The American Innovations and Jobs Act is a bipartisan Senate bill aimed at bolstering domestic U.S R&D activities. The bill would allow U.S companies to continue deducting R&D expenses in the year in which they are incurred, a provision of the tax code which is set to sunset in 2022. The bill also seeks to expand R&D Tax Credit benefits for small businesses and startups. Drafted in the Senate by Sens. Margaret Hassan (D-NH) and Todd Young (R-IN), the American Innovations and Jobs Act would improve America’s R&D incentive structure and increase the competitiveness of U.S innovation on the world stage.

Under existing tax law, companies that engage in innovation can deduct all expenses associated with R&D in the year in which they are incurred. However, this deductibility provision is set to expire beginning in 2022, when the Internal Revenue Code will require companies to amortize R&D costs across 5 years (15 years for foreign research). The inability to deduct expenses immediately would thus raise taxable income and create a higher cost for engaging in R&D.

Increasing the carrying costs of R&D would significantly undermine what is perhaps America’s greatest asset, the ability to rapidly innovate. Analysts project that a forced amortization of R&D spend would result in a loss of about 23,000 R&D jobs and cause economic contraction. This would decrease our international R&D competitiveness and further cripple R&D incentives that already lag behind those found in other countries. On the other hand, alleviating the amortization rules would raise GDP by about 0.1% and create roughly 20,000 jobs.

The American Innovations and Jobs Act would not only allow for the continued deduction of R&D expenses, it would also further expand the popular R&D Tax Credit incentive. The bill would increase the value of the R&D Tax Credit for startup companies by expanding the number of credits available for use in offsetting payroll taxes.

Currently, qualified small businesses (less than 5 years old and less than $5 million in receipts) can use up to $250,000 of R&D Credits to immediately offset the employer portion of payroll taxes. The new bill would double that cap immediately, followed by a progressive increase over time. Additionally, the definition of a qualified small business would be expanded to entities less than 8 years old with less than $15 million in average receipts.
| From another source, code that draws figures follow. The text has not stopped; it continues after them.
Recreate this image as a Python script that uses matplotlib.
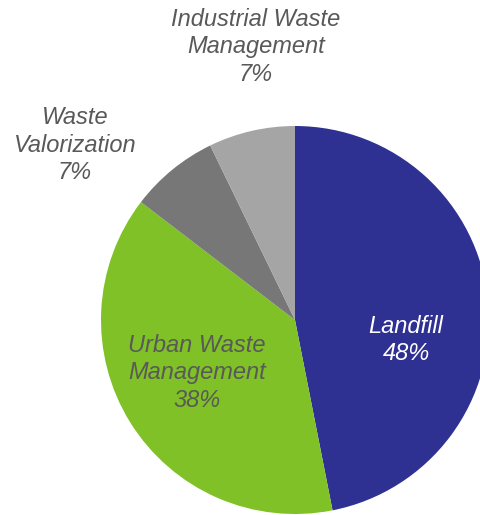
import matplotlib.pyplot as plt

# Data (wedge sizes, label text as printed)
categories = ['Landfill', 'Urban Waste\nManagement', 'Waste\nValorization', 'Industrial Waste\nManagement']
shares = [46.9, 38.5, 7.4, 7.2]
pct_labels = ['48%', '38%', '7%', '7%']
colors = ['#2E3192', '#7FC127', '#777777', '#A5A5A5']

plt.rcParams['font.family'] = ['Liberation Sans', 'DejaVu Sans']

fig = plt.figure(figsize=(4.8, 5.15), dpi=100)
ax = fig.add_axes([0, 0, 1, 1])

# pie in pixel space (y flipped, so go counter-clockwise to appear clockwise)
wedges, _ = ax.pie(shares, colors=colors, startangle=-90, counterclock=True,
                   center=(295, 320), radius=194, frame=True,
                   wedgeprops=dict(linewidth=0))
ax.set_xlim(0, 480)
ax.set_ylim(515, 0)
ax.set_aspect('equal')
ax.axis('off')

# label positions (centre of text block)
label_pos = [(406, 340), (197, 373), (75, 145), (256, 47)]
label_colors = ['white', '#595959', '#595959', '#595959']
for cat, pct, (x, y), c in zip(categories, pct_labels, label_pos, label_colors):
    ax.text(x, y, cat + '\n' + pct, ha='center', va='center', fontsize=17,
            style='italic', color=c, linespacing=1.25)

fig.savefig('out.png', dpi=100)
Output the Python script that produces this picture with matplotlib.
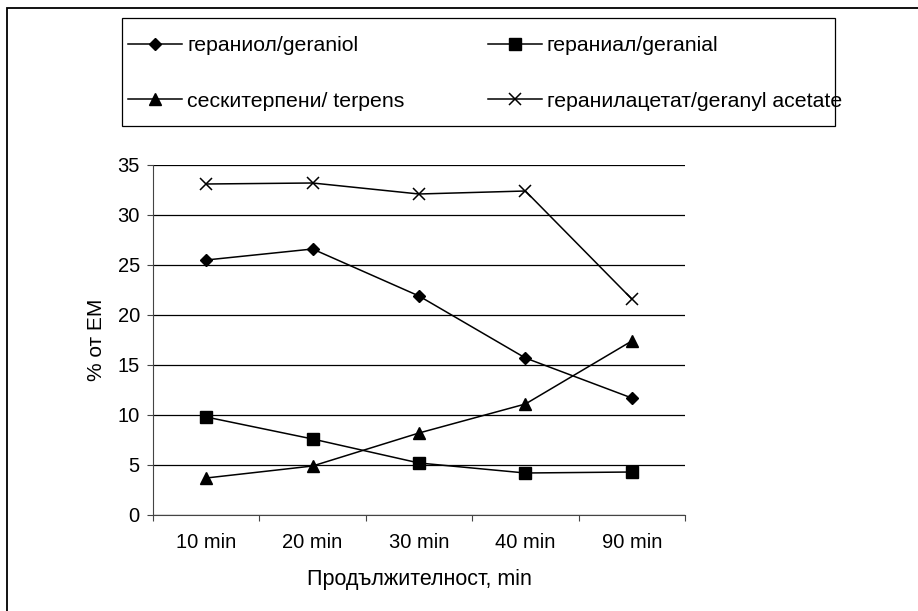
import numpy as np
import matplotlib.pyplot as plt
from matplotlib.patches import Rectangle

plt.rcParams['font.family'] = ['Liberation Sans', 'DejaVu Sans']

'''
data read from the chart
'''
categories = ['10 min', '20 min', '30 min', '40 min', '90 min']
geraniol = [25.5, 26.6, 21.9, 15.7, 11.7]
geranial = [9.8, 7.6, 5.2, 4.2, 4.3]
terpens = [3.7, 4.9, 8.2, 11.1, 17.4]
geranyl_acetate = [33.1, 33.2, 32.1, 32.4, 21.6]
labels = ['гераниол/geraniol', 'гераниал/geranial',
          'сескитерпени/ terpens', 'геранилацетат/geranyl acetate']

W, H = 918, 611
fig = plt.figure(figsize=(W / 100, H / 100), dpi=100)
ax = fig.add_axes([153 / W, 1 - 515 / H, 532 / W, 350 / H])

x = np.arange(len(categories))
kw = dict(color='black', linewidth=1.1)
l1, = ax.plot(x, geraniol, marker='D', markersize=6.5, **kw)
l2, = ax.plot(x, geranial, marker='s', markersize=8.3, **kw)
l3, = ax.plot(x, terpens, marker='^', markersize=9.3, **kw)
l4, = ax.plot(x, geranyl_acetate, marker='x', markersize=9, markeredgewidth=1.1, **kw)

ax.set_xlim(-0.5, len(categories) - 0.5)
ax.set_ylim(0, 35)
ax.set_yticks(np.arange(0, 36, 5))
ax.yaxis.grid(True, color='black', linewidth=0.9)
ax.set_axisbelow(True)

# ticks between categories, labels centred on them
ax.set_xticks(np.arange(-0.5, len(categories), 1))
ax.set_xticklabels([])
ax.set_xticks(x, minor=True)
ax.set_xticklabels(categories, minor=True)
ax.tick_params(axis='x', which='major', length=4.5, direction='out', color='#444444')
ax.tick_params(axis='x', which='minor', length=0, pad=13, labelsize=14.5)
ax.tick_params(axis='y', length=4.5, direction='out', labelsize=14.5, pad=5, color='#444444')

for s in ['top', 'right']:
    ax.spines[s].set_visible(False)
ax.spines['left'].set_color('#444444')
ax.spines['bottom'].set_color('#444444')

ax.set_xlabel('Продължителност, min', fontsize=15.5, labelpad=12.5)
ax.set_ylabel('% от ЕМ', fontsize=15, labelpad=8)

# legend filled row by row, frame drawn separately
leg = fig.legend([l1, l3, l2, l4], [labels[0], labels[2], labels[1], labels[3]],
                 ncol=2, loc='upper left', bbox_to_anchor=(128 / W, 1 - 36 / H),
                 fontsize=15.3, frameon=False, handlelength=2.55, handletextpad=0.24,
                 labelspacing=1.72, columnspacing=3.9, borderpad=0, borderaxespad=0)

fig.patches.append(Rectangle((122 / W, 1 - 126 / H), (835 - 122) / W, 108 / H,
                             transform=fig.transFigure, fill=False,
                             edgecolor='black', linewidth=0.9))
fig.patches.append(Rectangle((7 / W, -0.1), 1.2, 1.1 - 8 / H, transform=fig.transFigure,
                             fill=False, edgecolor='black', linewidth=1.3))

plt.savefig('out.png', dpi=100)
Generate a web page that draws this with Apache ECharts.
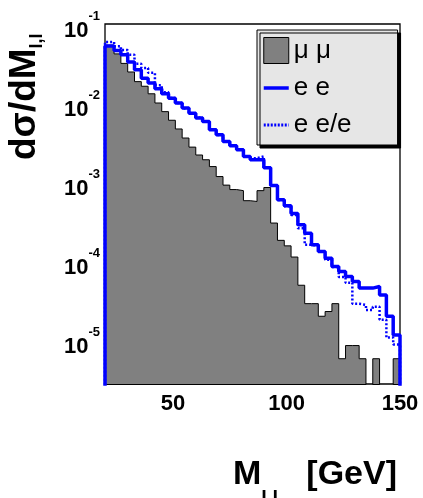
<!DOCTYPE html>
<html><head><meta charset="utf-8">
<script src="https://cdn.jsdelivr.net/npm/echarts@6/dist/echarts.min.js"></script>
<style>html,body{margin:0;padding:0;background:#fff}#c{width:423px;height:498px}</style>
</head><body><div id="c"></div>
<script>
// Bin edges in GeV (43 bins)
const binEdges = [20,24,27,30,33,36,39,42,45,48,51,54,57,60,63,66,69,72,75,78,81,84,87,90,93,96,99,102,105,108,111,114,117,120,123,126,129,132,135,138,141,144,147,150];
// mu mu (filled grey)
const muMu = [4.37e-2,3.39e-2,2.57e-2,2.00e-2,1.51e-2,1.32e-2,1.06e-2,8.1e-3,6.3e-3,4.9e-3,
  3.8e-3,2.92e-3,2.24e-3,1.78e-3,1.55e-3,1.27e-3,9.5e-4,7.4e-4,6.5e-4,6.3e-4,
  4.7e-4,4.6e-4,6.3e-4,6.9e-4,2.45e-4,1.48e-4,1.26e-4,9.1e-5,4.0e-5,2.34e-5,
  2.34e-5,1.62e-5,1.86e-5,2.34e-5,4.7e-6,6.9e-6,6.9e-6,4.7e-6,0,4.7e-6,
  0,0,4.7e-6];
// e e (solid blue)
const eeSolid = [4.27e-2,3.74e-2,3.31e-2,2.67e-2,2.14e-2,1.67e-2,1.45e-2,1.23e-2,1.06e-2,9.3e-3,
  8.1e-3,6.98e-3,6.0e-3,5.25e-3,4.73e-3,3.72e-3,3.21e-3,2.64e-3,2.33e-3,2.07e-3,
  1.71e-3,1.55e-3,1.55e-3,1.23e-3,7.3e-4,4.83e-4,4.06e-4,3.24e-4,2.34e-4,1.82e-4,
  1.30e-4,1.07e-4,8.8e-5,6.9e-5,5.97e-5,5.16e-5,4.47e-5,3.68e-5,3.68e-5,3.85e-5,
  3.02e-5,1.62e-5,9.4e-6];
// e e/e (dotted blue)
const eeDotted = [4.80e-2,4.25e-2,3.80e-2,3.30e-2,2.55e-2,2.25e-2,1.95e-2,1.36e-2,1.11e-2,9.4e-3,
  8.1e-3,6.9e-3,6.0e-3,5.3e-3,4.7e-3,3.75e-3,3.2e-3,2.65e-3,2.35e-3,2.07e-3,
  1.72e-3,1.62e-3,1.71e-3,1.23e-3,7.3e-4,4.8e-4,4.0e-4,3.1e-4,2.1e-4,1.30e-4,
  1.26e-4,1.06e-4,8.4e-5,6.8e-5,5.1e-5,4.3e-5,2.33e-5,2.26e-5,1.95e-5,2.14e-5,
  1.46e-5,8.7e-6,7.1e-6];
const xTickLabels = [50,100,150];
const legendNames = ['μ μ','e e','e e/e'];
const yMin = 2.25e-6, yMax = 0.081;
const xMin = 20, xMax = 150;

const F = 'Liberation Sans';
const FLOOR = 1e-9;
function stepData(vals){
  const pts = [[binEdges[0], FLOOR]];
  for (let i = 0; i < vals.length; i++) pts.push([binEdges[i], vals[i] > 0 ? vals[i] : FLOOR]);
  pts.push([binEdges[binEdges.length-1], FLOOR]);
  return pts;
}
const supRich = {
  a: {fontFamily:F, fontWeight:'bold', fontSize:22, color:'#000', padding:[10,0,0,0]},
  b: {fontFamily:F, fontWeight:'bold', fontSize:13, color:'#000', verticalAlign:'top'}
};
const chart = echarts.init(document.getElementById('c'), null, {renderer:'canvas'});
chart.setOption({
  animation:false,
  backgroundColor:'#fff',
  grid:{left:105, right:23, top:24, bottom:114, show:true, borderColor:'#000', borderWidth:1.3, backgroundColor:'transparent', outerBoundsMode:'none', containLabel:false},
  xAxis:{type:'value', min:xMin, max:xMax,
    axisLine:{show:true, lineStyle:{color:'#000', width:1}}, axisTick:{show:false}, splitLine:{show:false},
    axisLabel:{customValues:xTickLabels, formatter:v=>String(v), margin:9, fontFamily:F, fontWeight:'bold', fontSize:22, color:'#000'}},
  yAxis:{type:'log', logBase:10, min:yMin, max:yMax,
    axisLine:{show:false}, axisTick:{show:false}, splitLine:{show:false},
    axisLabel:{margin:5, padding:[19,0,0,0], verticalAlign:'middle', rich:supRich,
      formatter:function(v){const e=Math.log10(v); const r=Math.round(e); if(Math.abs(e-r)>1e-6) return ''; return '{a|10}{b|'+r+'}';}}},
  legend:{left:257, top:30, orient:'vertical', itemWidth:25, itemHeight:26, itemGap:11, padding:[7,46,7,5],
    backgroundColor:'#e6e6e6', borderColor:'#000', borderWidth:1, shadowColor:'#000', shadowOffsetX:3, shadowOffsetY:3, shadowBlur:0,
    selectedMode:false,
    textStyle:{fontFamily:F, fontSize:26, color:'#000', lineHeight:26},
    data:[{name:legendNames[0], icon:'rect', itemStyle:{color:'#808080', borderColor:'#000', borderWidth:1}},
          {name:legendNames[1], itemStyle:{opacity:0}, lineStyle:{width:3.5}},
          {name:legendNames[2], itemStyle:{opacity:0}, lineStyle:{width:3, type:[2,1.5]}}]},
  series:[
    {type:'line', name:legendNames[0], data:stepData(muMu), step:'end', symbol:'none', z:1, silent:true,
     lineStyle:{color:'#000', width:1}, itemStyle:{color:'#808080'}, areaStyle:{color:'#808080', opacity:1, origin:'start'}},
    {type:'line', name:legendNames[2], data:stepData(eeDotted), step:'end', symbol:'none', z:2, silent:true,
     lineStyle:{color:'#0000ff', width:2.5, type:[2,2]}, itemStyle:{color:'#0000ff'}},
    {type:'line', name:legendNames[1], data:stepData(eeSolid), step:'end', symbol:'none', z:3, silent:true,
     lineStyle:{color:'#0000ff', width:3.5}, itemStyle:{color:'#0000ff'}}
  ]
});
const yTop = chart.convertToPixel({yAxisIndex:0}, 0.1);
chart.setOption({
  graphic:[
    {type:'text', z:10, style:{x:100, y:yTop, text:'{a|10}{b|-1}', rich:supRich, align:'right', verticalAlign:'middle', padding:[19,0,0,0]}},
    {type:'text', z:10, style:{x:397, y:475, text:'{m|M}{s|l,l}{m|   [GeV]}', align:'right', verticalAlign:'middle',
      rich:{m:{fontFamily:F, fontWeight:'bold', fontSize:34, color:'#000'}, s:{fontFamily:F, fontWeight:'bold', fontSize:20, color:'#000', verticalAlign:'top', padding:[48,0,0,0]}}}},
    {type:'text', z:10, x:25, y:160, rotation:Math.PI/2, style:{x:0, y:0, text:'{m|dσ/dM}{s|l,l}', align:'left', verticalAlign:'middle',
      rich:{m:{fontFamily:F, fontWeight:'bold', fontSize:37, color:'#000'}, s:{fontFamily:F, fontWeight:'bold', fontSize:18, color:'#000', verticalAlign:'top', padding:[24,0,0,0]}}}}
  ]
});
</script></body></html>
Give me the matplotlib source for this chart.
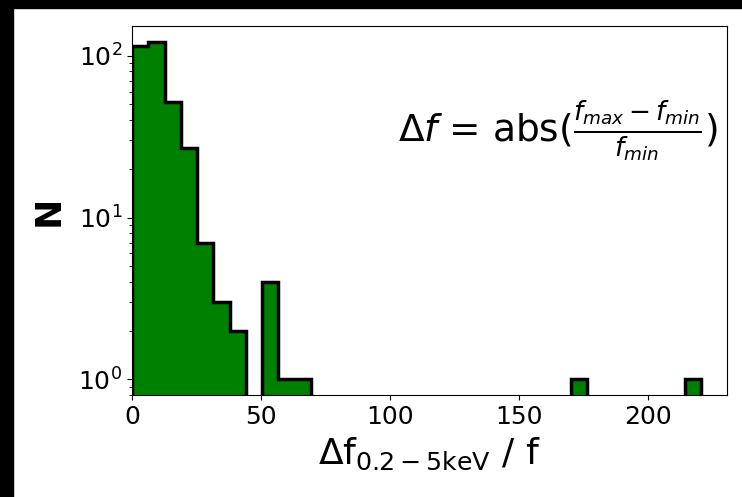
import numpy as np
import matplotlib
matplotlib.use('Agg')
import matplotlib.pyplot as plt
from matplotlib.patches import Rectangle

# histogram counts per bin (35 bins from 0 to ~220.5)
bin_lo = 0.0
bin_hi = 220.5
n_bins = 35
counts = [115, 121, 52, 27, 7, 3, 2, 0, 4, 1, 1,
          0, 0, 0, 0, 0, 0, 0, 0, 0, 0, 0, 0, 0, 0, 0, 0,
          1, 0, 0, 0, 0, 0, 0, 1]

edges = np.linspace(bin_lo, bin_hi, n_bins + 1)

fig = plt.figure(figsize=(7.42, 4.97), dpi=100)
ax = fig.add_axes([0.178, 0.205, 0.802, 0.743])

ax.hist(edges[:-1], bins=edges, weights=counts, histtype='stepfilled',
        facecolor='green', edgecolor='black', linewidth=2.5, log=True)

ax.set_xlim(0, 230.5)
ax.set_ylim(0.8, 153)
ax.tick_params(labelsize=18)
ax.set_xlabel(r'$\Delta$f$_{\rm 0.2-5keV}$ / f', fontsize=26, labelpad=5)
ax.set_ylabel('N', fontsize=26, fontweight='bold', labelpad=9)

ax.text(0.985, 0.715, r'$\Delta f$ = abs($\frac{f_{max}-f_{min}}{f_{min}}$)',
        transform=ax.transAxes, ha='right', va='center', fontsize=27)

# black strips at the top and left edge of the image
fig.patches.append(Rectangle((0, 1 - 8 / 497), 1, 8 / 497, transform=fig.transFigure,
                             color='black', zorder=-1))
fig.patches.append(Rectangle((0, 0), 13 / 742, 1, transform=fig.transFigure,
                             color='black', zorder=-1))

fig.savefig('out.png', dpi=100)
If passed, this legislation would accomplish a number of significant things:

1 Allow for continued full deduction of R&D expenses

2 Expand the Payroll Tax Credit portion of the R&D Credit

3 Increase America’s R&D competitiveness

On a side note, the passage of this bill would represent a significant bipartisan effort in an era of hyper-partisanship. Obviously, this bill goes far beyond simple tax implications. ATS strongly supports the passage of this legislation and encourages all partners and clients to do the same. We will be closely watching these legislative and regulatory developments and will post updates on the tax treatment of R&D expenses.